§ **Your goal**:
Copy exactly, and only, the lines between the line holding "Convert this diagram to TikZ code." and the line holding "of l5] (l6)", inclusive; skip the pictures.

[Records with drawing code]

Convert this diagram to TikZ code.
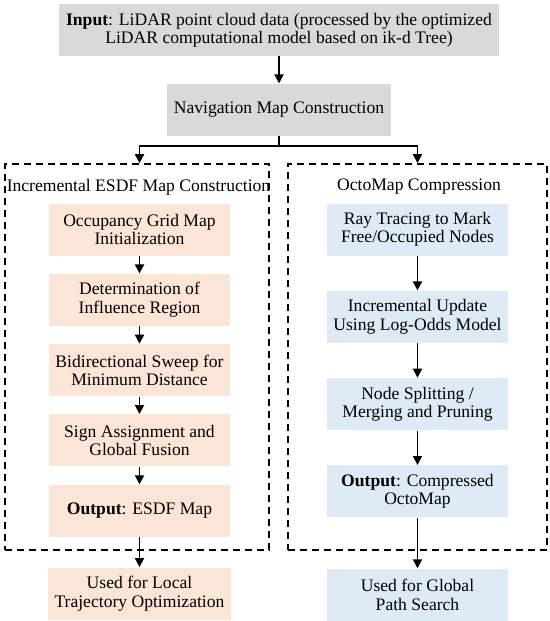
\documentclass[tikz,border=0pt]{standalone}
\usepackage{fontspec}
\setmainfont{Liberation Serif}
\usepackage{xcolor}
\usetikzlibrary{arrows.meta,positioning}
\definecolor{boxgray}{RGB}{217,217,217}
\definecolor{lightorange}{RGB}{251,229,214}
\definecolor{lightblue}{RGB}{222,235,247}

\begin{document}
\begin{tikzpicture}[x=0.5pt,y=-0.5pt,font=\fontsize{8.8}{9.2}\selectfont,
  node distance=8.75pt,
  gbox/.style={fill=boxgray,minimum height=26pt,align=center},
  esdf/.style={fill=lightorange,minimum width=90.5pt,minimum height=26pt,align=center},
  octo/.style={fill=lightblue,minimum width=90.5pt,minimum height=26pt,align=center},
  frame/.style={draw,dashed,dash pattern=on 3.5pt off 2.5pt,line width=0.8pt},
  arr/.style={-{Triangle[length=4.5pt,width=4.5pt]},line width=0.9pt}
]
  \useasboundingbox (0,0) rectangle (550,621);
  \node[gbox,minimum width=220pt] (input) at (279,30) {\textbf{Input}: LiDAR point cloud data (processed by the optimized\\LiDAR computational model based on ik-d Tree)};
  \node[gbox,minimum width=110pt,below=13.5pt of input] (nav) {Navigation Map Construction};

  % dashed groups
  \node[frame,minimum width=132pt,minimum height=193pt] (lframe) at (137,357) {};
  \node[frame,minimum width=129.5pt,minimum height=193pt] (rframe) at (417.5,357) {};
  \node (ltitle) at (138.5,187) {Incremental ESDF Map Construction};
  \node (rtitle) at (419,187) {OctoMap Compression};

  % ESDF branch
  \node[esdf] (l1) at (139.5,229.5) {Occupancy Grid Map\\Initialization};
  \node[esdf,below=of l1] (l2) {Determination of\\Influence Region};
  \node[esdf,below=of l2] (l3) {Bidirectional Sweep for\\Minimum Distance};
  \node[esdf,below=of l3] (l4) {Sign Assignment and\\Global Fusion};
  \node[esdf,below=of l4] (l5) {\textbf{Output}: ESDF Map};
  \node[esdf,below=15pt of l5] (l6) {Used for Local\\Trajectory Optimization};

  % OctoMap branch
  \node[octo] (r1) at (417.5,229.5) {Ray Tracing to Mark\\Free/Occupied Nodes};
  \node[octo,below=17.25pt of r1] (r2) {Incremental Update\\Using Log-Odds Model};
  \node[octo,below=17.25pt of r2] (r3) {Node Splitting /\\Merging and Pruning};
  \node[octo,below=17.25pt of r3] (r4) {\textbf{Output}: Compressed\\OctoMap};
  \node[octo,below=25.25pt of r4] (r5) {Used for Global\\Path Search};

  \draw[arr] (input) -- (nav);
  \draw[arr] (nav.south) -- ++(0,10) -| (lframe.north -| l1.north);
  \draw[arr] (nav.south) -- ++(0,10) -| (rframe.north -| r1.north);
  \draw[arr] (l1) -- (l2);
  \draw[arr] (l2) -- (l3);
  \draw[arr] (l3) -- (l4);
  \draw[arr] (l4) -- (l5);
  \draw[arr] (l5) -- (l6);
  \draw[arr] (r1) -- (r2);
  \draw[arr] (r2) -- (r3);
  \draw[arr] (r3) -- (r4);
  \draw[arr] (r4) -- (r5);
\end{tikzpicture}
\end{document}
...
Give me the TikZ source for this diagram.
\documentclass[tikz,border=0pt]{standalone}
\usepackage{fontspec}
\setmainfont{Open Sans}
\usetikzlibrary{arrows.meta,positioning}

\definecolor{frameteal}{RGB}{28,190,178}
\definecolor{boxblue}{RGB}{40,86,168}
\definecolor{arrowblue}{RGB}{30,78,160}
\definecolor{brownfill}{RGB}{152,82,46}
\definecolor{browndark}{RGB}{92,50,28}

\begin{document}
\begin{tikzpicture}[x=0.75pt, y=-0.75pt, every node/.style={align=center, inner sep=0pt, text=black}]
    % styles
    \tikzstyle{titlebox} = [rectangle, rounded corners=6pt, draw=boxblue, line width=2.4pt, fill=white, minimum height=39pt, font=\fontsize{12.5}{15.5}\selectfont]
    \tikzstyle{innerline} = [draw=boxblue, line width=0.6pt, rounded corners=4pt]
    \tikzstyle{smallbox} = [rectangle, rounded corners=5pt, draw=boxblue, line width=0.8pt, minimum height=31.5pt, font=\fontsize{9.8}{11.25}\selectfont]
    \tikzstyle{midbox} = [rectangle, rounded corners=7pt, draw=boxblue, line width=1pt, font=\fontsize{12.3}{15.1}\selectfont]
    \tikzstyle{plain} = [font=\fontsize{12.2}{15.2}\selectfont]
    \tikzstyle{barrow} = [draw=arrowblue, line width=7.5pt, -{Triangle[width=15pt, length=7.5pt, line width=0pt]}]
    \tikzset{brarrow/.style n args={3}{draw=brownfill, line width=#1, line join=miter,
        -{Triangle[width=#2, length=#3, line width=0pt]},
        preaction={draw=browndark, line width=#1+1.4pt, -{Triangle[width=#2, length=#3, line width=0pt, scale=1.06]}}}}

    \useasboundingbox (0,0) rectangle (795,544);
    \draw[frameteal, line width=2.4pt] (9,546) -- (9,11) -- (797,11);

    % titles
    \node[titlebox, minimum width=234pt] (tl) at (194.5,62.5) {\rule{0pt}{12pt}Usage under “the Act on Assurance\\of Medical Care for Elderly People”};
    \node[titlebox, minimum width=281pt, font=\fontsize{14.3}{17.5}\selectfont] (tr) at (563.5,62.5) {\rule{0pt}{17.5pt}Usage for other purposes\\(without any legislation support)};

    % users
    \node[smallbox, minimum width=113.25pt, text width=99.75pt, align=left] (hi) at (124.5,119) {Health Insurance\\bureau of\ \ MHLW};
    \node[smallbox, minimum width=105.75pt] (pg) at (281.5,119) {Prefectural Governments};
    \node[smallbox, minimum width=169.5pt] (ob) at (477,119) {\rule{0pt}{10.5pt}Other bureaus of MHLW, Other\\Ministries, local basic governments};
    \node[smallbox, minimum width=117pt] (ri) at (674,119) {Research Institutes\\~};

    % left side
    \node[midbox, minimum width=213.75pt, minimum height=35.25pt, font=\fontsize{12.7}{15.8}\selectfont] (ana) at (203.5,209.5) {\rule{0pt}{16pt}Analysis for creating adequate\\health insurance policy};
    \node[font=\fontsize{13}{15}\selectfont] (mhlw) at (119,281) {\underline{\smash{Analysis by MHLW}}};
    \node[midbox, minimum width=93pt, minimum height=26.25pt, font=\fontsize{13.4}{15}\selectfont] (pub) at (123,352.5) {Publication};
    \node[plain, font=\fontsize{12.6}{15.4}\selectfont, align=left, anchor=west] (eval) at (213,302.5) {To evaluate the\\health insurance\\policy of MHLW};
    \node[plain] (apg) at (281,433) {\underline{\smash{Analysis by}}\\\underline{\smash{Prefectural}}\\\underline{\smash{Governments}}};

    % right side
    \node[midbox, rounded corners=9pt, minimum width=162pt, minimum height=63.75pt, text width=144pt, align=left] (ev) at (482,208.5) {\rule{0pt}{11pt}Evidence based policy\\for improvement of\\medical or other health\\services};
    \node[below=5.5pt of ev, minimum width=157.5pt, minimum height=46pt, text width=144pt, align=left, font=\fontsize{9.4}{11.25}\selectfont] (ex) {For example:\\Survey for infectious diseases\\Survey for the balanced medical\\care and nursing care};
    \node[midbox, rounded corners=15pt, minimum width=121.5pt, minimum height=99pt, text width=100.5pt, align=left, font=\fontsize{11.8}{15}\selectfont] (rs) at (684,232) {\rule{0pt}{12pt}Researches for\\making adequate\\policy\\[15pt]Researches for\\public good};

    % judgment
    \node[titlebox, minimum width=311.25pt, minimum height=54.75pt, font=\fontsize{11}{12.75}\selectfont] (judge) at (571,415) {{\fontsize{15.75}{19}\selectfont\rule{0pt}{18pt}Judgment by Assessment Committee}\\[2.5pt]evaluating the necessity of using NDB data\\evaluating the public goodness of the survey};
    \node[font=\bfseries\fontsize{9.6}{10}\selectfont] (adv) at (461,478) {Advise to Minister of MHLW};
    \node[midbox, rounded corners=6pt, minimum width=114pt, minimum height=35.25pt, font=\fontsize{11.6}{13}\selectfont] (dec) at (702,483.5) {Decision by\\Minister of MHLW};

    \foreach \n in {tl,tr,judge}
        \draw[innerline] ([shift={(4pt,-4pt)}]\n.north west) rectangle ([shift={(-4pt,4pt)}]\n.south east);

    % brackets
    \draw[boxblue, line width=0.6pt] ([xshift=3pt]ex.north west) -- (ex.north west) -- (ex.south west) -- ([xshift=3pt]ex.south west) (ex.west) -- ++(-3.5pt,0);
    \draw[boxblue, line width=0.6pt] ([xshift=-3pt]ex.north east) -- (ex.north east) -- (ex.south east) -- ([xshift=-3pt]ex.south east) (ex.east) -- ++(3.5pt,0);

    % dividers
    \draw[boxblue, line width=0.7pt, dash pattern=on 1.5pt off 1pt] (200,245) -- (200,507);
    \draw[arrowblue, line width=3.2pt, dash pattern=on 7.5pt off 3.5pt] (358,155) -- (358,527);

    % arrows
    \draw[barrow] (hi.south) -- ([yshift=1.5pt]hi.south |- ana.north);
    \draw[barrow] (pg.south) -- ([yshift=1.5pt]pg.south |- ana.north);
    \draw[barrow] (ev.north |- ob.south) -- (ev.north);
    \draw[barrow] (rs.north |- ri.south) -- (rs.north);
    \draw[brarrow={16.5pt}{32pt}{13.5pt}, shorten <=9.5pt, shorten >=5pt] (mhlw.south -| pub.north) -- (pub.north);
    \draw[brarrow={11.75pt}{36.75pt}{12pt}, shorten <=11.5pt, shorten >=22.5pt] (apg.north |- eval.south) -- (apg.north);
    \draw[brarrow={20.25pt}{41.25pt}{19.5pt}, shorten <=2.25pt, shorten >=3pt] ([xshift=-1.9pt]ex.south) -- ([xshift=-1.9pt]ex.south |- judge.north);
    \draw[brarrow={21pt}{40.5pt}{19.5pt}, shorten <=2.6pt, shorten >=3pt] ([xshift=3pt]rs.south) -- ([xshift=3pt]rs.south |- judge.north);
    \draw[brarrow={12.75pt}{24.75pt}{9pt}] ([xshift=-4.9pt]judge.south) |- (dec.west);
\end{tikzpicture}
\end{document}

§ **Complete response**:
Convert this diagram to TikZ code.
\documentclass[tikz,border=0pt]{standalone}
\usepackage{fontspec}
\setmainfont{Liberation Serif}
\usepackage{xcolor}
\usetikzlibrary{arrows.meta,positioning}
\definecolor{boxgray}{RGB}{217,217,217}
\definecolor{lightorange}{RGB}{251,229,214}
\definecolor{lightblue}{RGB}{222,235,247}

\begin{document}
\begin{tikzpicture}[x=0.5pt,y=-0.5pt,font=\fontsize{8.8}{9.2}\selectfont,
  node distance=8.75pt,
  gbox/.style={fill=boxgray,minimum height=26pt,align=center},
  esdf/.style={fill=lightorange,minimum width=90.5pt,minimum height=26pt,align=center},
  octo/.style={fill=lightblue,minimum width=90.5pt,minimum height=26pt,align=center},
  frame/.style={draw,dashed,dash pattern=on 3.5pt off 2.5pt,line width=0.8pt},
  arr/.style={-{Triangle[length=4.5pt,width=4.5pt]},line width=0.9pt}
]
  \useasboundingbox (0,0) rectangle (550,621);
  \node[gbox,minimum width=220pt] (input) at (279,30) {\textbf{Input}: LiDAR point cloud data (processed by the optimized\\LiDAR computational model based on ik-d Tree)};
  \node[gbox,minimum width=110pt,below=13.5pt of input] (nav) {Navigation Map Construction};

  % dashed groups
  \node[frame,minimum width=132pt,minimum height=193pt] (lframe) at (137,357) {};
  \node[frame,minimum width=129.5pt,minimum height=193pt] (rframe) at (417.5,357) {};
  \node (ltitle) at (138.5,187) {Incremental ESDF Map Construction};
  \node (rtitle) at (419,187) {OctoMap Compression};

  % ESDF branch
  \node[esdf] (l1) at (139.5,229.5) {Occupancy Grid Map\\Initialization};
  \node[esdf,below=of l1] (l2) {Determination of\\Influence Region};
  \node[esdf,below=of l2] (l3) {Bidirectional Sweep for\\Minimum Distance};
  \node[esdf,below=of l3] (l4) {Sign Assignment and\\Global Fusion};
  \node[esdf,below=of l4] (l5) {\textbf{Output}: ESDF Map};
  \node[esdf,below=15pt of l5] (l6) {Used for Local\\Trajectory Optimization};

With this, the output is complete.